By Robert Bateman
The U.K. is developing a contract-tracing app designed to help slow the spread of COVID-19.
But privacy experts have identified vulnerabilities that could leave users’ privacy at risk.
A pilot version of the app was released in April by the digital arm of the National Health Service (NHS), known as NHSX. The app originally was due for general release this month, but this has been delayed until June, according news reports Wednesday.
Announcing the pilot in a blog post on the NHSX website, Matthew Gould, the unit’s chief executive, explained how the app worked:
“(An) anonymous log of how close you are to others will be stored securely on your phone,” Gould wrote. “Just as the NHS strives at all times to keep your health records confidential, so it will keep the app data secure.”
But Glyn Moody, author and technology writer, disagreed with Gould’s account of how the app treats user data.
“One of the flaws in this system is that it uses a fixed ID,” Moody told Digital Privacy News, referring to the unique identification number that the app assigns to each user’s device. “This data is not anonymous.”

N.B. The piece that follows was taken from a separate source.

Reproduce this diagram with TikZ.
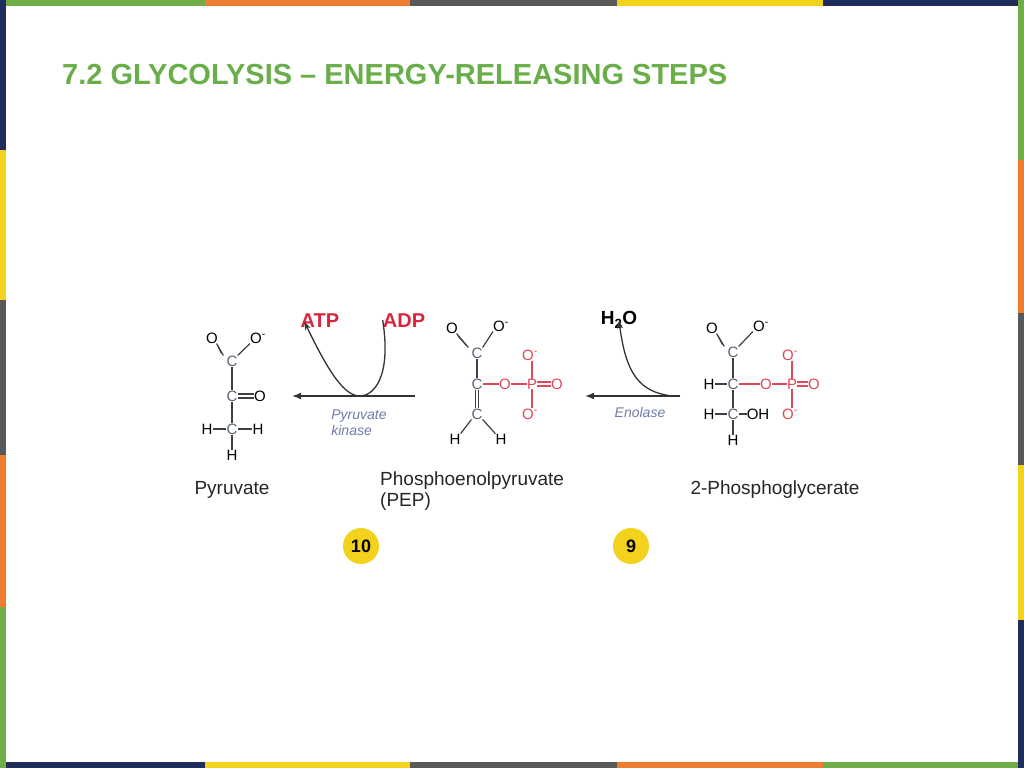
\documentclass[tikz,border=0pt]{standalone}
\usepackage{fontspec}
\setmainfont{Liberation Sans}
\usetikzlibrary{arrows.meta}
\definecolor{bgreen}{HTML}{70AD47}
\definecolor{borange}{HTML}{ED7D31}
\definecolor{bgrey}{HTML}{595959}
\definecolor{byellow}{HTML}{F2D21C}
\definecolor{bnavy}{HTML}{1F2D5C}
\definecolor{ttl}{HTML}{6AAE4A}
\definecolor{cgrey}{HTML}{5A6478}
\definecolor{pred}{HTML}{E0485A}
\definecolor{enz}{HTML}{6E7CA8}
\definecolor{atpred}{HTML}{D9263F}
\newcommand{\omin}{O\textsuperscript{-}}
\tikzset{
 atm/.style={inner sep=0pt,font=\fontsize{15}{15}\selectfont},
 cat/.style={atm,text=cgrey},
 rat/.style={atm,text=pred},
 bd/.style={line width=1.2pt,black!75},
 rbd/.style={line width=1.2pt,pred},
 lbl/.style={inner sep=0pt,font=\fontsize{19}{21}\selectfont,align=left,text=black!85},
 enzl/.style={inner sep=0pt,font=\fontsize{14}{16}\selectfont\itshape,text=enz,align=left},
 rx/.style={line width=1.6pt,black!80,-{Latex[length=9pt,width=7pt]}},
 cv/.style={line width=1.3pt,black!80,-{Stealth[length=8pt,width=6pt]}},
 num/.style={circle,fill=byellow,minimum size=36pt,inner sep=0pt,font=\bfseries\fontsize{18}{18}\selectfont}
}
\begin{document}
\begin{tikzpicture}[x=1pt,y=-1pt]
\useasboundingbox (0,0) rectangle (1024,768);
\fill[white] (0,0) rectangle (1024,768);
% borders
\foreach \a/\b/\c in {0/205/bgreen,205/410/borange,410/617/bgrey,617/823/byellow,823/1024/bnavy}
  \fill[\c] (\a,0) rectangle (\b,6);
\foreach \a/\b/\c in {0/205/bnavy,205/410/byellow,410/617/bgrey,617/823/borange,823/1024/bgreen}
  \fill[\c] (\a,762) rectangle (\b,768);
\foreach \a/\b/\c in {0/150/bnavy,150/300/byellow,300/455/bgrey,455/607/borange,607/768/bgreen}
  \fill[\c] (0,\a) rectangle (6,\b);
\foreach \a/\b/\c in {0/160/bgreen,160/313/borange,313/465/bgrey,465/620/byellow,620/768/bnavy}
  \fill[\c] (1018,\a) rectangle (1024,\b);
\node[anchor=west,inner sep=0pt,text=ttl,font=\bfseries\fontsize{29}{29}\selectfont] (title) at (62,75) {7.2 GLYCOLYSIS – ENERGY-RELEASING STEPS};

% Pyruvate
\node[atm] (a1) at (212,338) {O};
\node[cat] (a2) at (232,361) {C};
\node[atm] (a3) at (258,338) {\omin};
\node[cat] (a4) at (232,396) {C};
\node[atm] (a5) at (260,396) {O};
\node[atm] (a6) at (207,429) {H};
\node[cat] (a7) at (232,429) {C};
\node[atm] (a8) at (258,429) {H};
\node[atm] (a9) at (232,455) {H};
\draw[bd] ([xshift=-1.5pt]a1.south east) -- ([xshift=-3pt]a2.north west);
\draw[bd] ([yshift=-2.5pt]a1.south east) -- ([xshift=-5pt,yshift=2pt]a2.north west);
\draw[bd] (a2.north east) -- (a3.south west);
\draw[bd] (a2.south) -- (a4.north);
\draw[bd] ([yshift=-2pt]a4.east) -- ([yshift=-2pt]a5.west);
\draw[bd] ([yshift=2pt]a4.east) -- ([yshift=2pt]a5.west);
\draw[bd] (a4.south) -- (a7.north);
\draw[bd] (a6.east) -- (a7.west);
\draw[bd] (a7.east) -- (a8.west);
\draw[bd] (a7.south) -- (a9.north);
\node[lbl] (pyr) at (232,490) {Pyruvate};

% reaction 10
\coordinate (r10s) at (415,396);
\coordinate (r10e) at (292,396);
\draw[rx] (r10s) -- (r10e);
\node[inner sep=0pt,text=atpred,font=\bfseries\fontsize{20}{20}\selectfont] (atp) at (320,321) {ATP};
\node[inner sep=0pt,text=atpred,font=\bfseries\fontsize{20}{20}\selectfont] (adp) at (404,321) {ADP};
\draw[cv] ([yshift=8pt]adp.south west) .. controls (392,380) and (372,396) .. (360,396) .. controls (345,396) and (330,375) .. ([xshift=4pt,yshift=6pt]atp.south west);
\node[enzl] (pk) at (359,423) {Pyruvate\\kinase};

% PEP
\node[atm] (b1) at (452,328) {O};
\node[atm] (b2) at (501,326) {\omin};
\node[cat] (b3) at (477,353) {C};
\node[cat] (b4) at (477,384) {C};
\node[rat] (b5) at (505,384) {O};
\node[rat] (b6) at (532,384) {P};
\node[rat] (b7) at (557,384) {O};
\node[rat] (b8) at (530,355) {\omin};
\node[rat] (b9) at (530,414) {\omin};
\node[cat] (b10) at (477,414) {C};
\node[atm] (b11) at (455,439) {H};
\node[atm] (b12) at (501,439) {H};
\draw[bd] ([xshift=-1.5pt]b1.south east) -- ([xshift=-3pt]b3.north west);
\draw[bd] ([yshift=-2.5pt]b1.south east) -- ([xshift=-5pt,yshift=2pt]b3.north west);
\draw[bd] (b3.north east) -- (b2.south west);
\draw[bd] (b3.south) -- (b4.north);
\draw[bd] ([xshift=-1.5pt]b4.south) -- ([xshift=-1.5pt]b10.north);
\draw[bd] ([xshift=1.5pt]b4.south) -- ([xshift=1.5pt]b10.north);
\draw[rbd] (b4.east) -- (b5.west);
\draw[rbd] (b5.east) -- (b6.west);
\draw[rbd] ([yshift=-2pt]b6.east) -- ([yshift=-2pt]b7.west);
\draw[rbd] ([yshift=2pt]b6.east) -- ([yshift=2pt]b7.west);
\draw[rbd] (b6.north) -- (b8.south-|b6.north);
\draw[rbd] (b6.south) -- (b9.north-|b6.south);
\draw[bd] (b10.south west) -- (b11.north east);
\draw[bd] (b10.south east) -- (b12.north west);
\node[lbl,anchor=west] (pep) at (380,491) {Phosphoenolpyruvate\\(PEP)};

% reaction 9
\coordinate (r9s) at (680,396);
\coordinate (r9e) at (585,396);
\draw[rx] (r9s) -- (r9e);
\node[inner sep=0pt,font=\bfseries\fontsize{19}{19}\selectfont] (h2o) at (619,320) {H\textsubscript{2}O};
\draw[cv] (672,396) .. controls (640,392) and (626,375) .. ([yshift=8pt]h2o.south);
\node[enzl] (en) at (640,412) {Enolase};

% 2-PG
\node[atm] (c1) at (712,328) {O};
\node[atm] (c2) at (761,326) {\omin};
\node[cat] (c3) at (733,352) {C};
\node[atm] (c4) at (709,384) {H};
\node[cat] (c5) at (733,384) {C};
\node[rat] (c6) at (766,384) {O};
\node[rat] (c7) at (792,384) {P};
\node[rat] (c8) at (814,384) {O};
\node[rat] (c9) at (790,355) {\omin};
\node[atm] (c10) at (709,414) {H};
\node[cat] (c11) at (733,414) {C};
\node[atm] (c12) at (758,414) {OH};
\node[rat] (c13) at (790,414) {\omin};
\node[atm] (c14) at (733,440) {H};
\draw[bd] ([xshift=-1.5pt]c1.south east) -- ([xshift=-3pt]c3.north west);
\draw[bd] ([yshift=-2.5pt]c1.south east) -- ([xshift=-5pt,yshift=2pt]c3.north west);
\draw[bd] (c3.north east) -- (c2.south west);
\draw[bd] (c3.south) -- (c5.north);
\draw[bd] (c4.east) -- (c5.west);
\draw[rbd] (c5.east) -- (c6.west);
\draw[rbd] (c6.east) -- (c7.west);
\draw[rbd] ([yshift=-2pt]c7.east) -- ([yshift=-2pt]c8.west);
\draw[rbd] ([yshift=2pt]c7.east) -- ([yshift=2pt]c8.west);
\draw[rbd] (c7.north) -- (c9.south-|c7.north);
\draw[rbd] (c7.south) -- (c13.north-|c7.south);
\draw[bd] (c5.south) -- (c11.north);
\draw[bd] (c10.east) -- (c11.west);
\draw[bd] (c11.east) -- (c12.west);
\draw[bd] (c11.south) -- (c14.north);
\node[lbl] (pg) at (775,490) {2-Phosphoglycerate};

\node[num] (n10) at (361,546) {10};
\node[num] (n9) at (631,546) {9};
\end{tikzpicture}
\end{document}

Moody fears these unique IDs, combined with other data about a user’s interactions, could be used to build a “social graph,” which could ultimately disclose the identification of the user and members of their household and workplace.
But despite his concerns about the app, Moody commended NHSX for releasing the device on an “open source” license, allowing software developers to scrutinize the app’s source code.

“One of the flaws in this system is that it uses a fixed ID.”
Glyn Moody, author and technology writer.
Google Analytics Issue
One individual looking closely at the code is Rob Dyke, who previously worked as a software engineer for the NHS and is currently chief platform engineer at U.K. consultancy Capgemini.
Dyke told Digital Privacy News about a security issue that occurred when a user followed a link provided in the app to the app’s privacy notice. The notice is hosted on the NHSX website, which uses Google Analytics to track visitors.
Dyke noticed that when a user visited the privacy notice page via the link within the app, highly sensitive information is shared with Google, including the individual’s COVID-19 infection status and symptoms.
He said Google or other actors could possibly identify a user by collecting additional data, such as cookies, from their cellphone.
“Analytics tracking could allow individuals to be re-identified across NHS digital services,” Dyke told Digital Privacy News.
“An individual using the app, then accessing NHS 111 (the NHS non-emergency service) or using the NHS app to book an appointment, could be re-identified by IP address.”
Upon raising this issue with the app’s development team, Dyke said he was directed to a May 8 blog post by Terence Eden, NHS’ head of open technology.

“Analytics tracking could allow individuals to be re-identified across NHS digital services.”
Rob Dyke, chief platform engineer, Capgemini.
“Our closed beta will collect some volunteers’ data for performance analytics and A/B testing,” Eden said. “The libraries required for these analytics may still be present — but deactivated — in the public version of the app.”
However, Dyke noted that the sharing of data with Google Analytics was not disclosed in the app’s privacy notice.
Dyke told Digital Privacy News that this sharing of health data had undermined confidence in the app’s design among tech and data-protection experts.
He believes that, for practical reasons, the NHS likely will change course and create a new app based on the decentralized framework developed by Apple and Google.
“It’s strange to think that we’d trust Big Tech with a COVID-19 tracking app more than the NHS,” Dyke said.” Yet Apple and Google have a share price to protect.
“I’d trust them more.”
Robert Bateman is a writer in Brighton, U.K.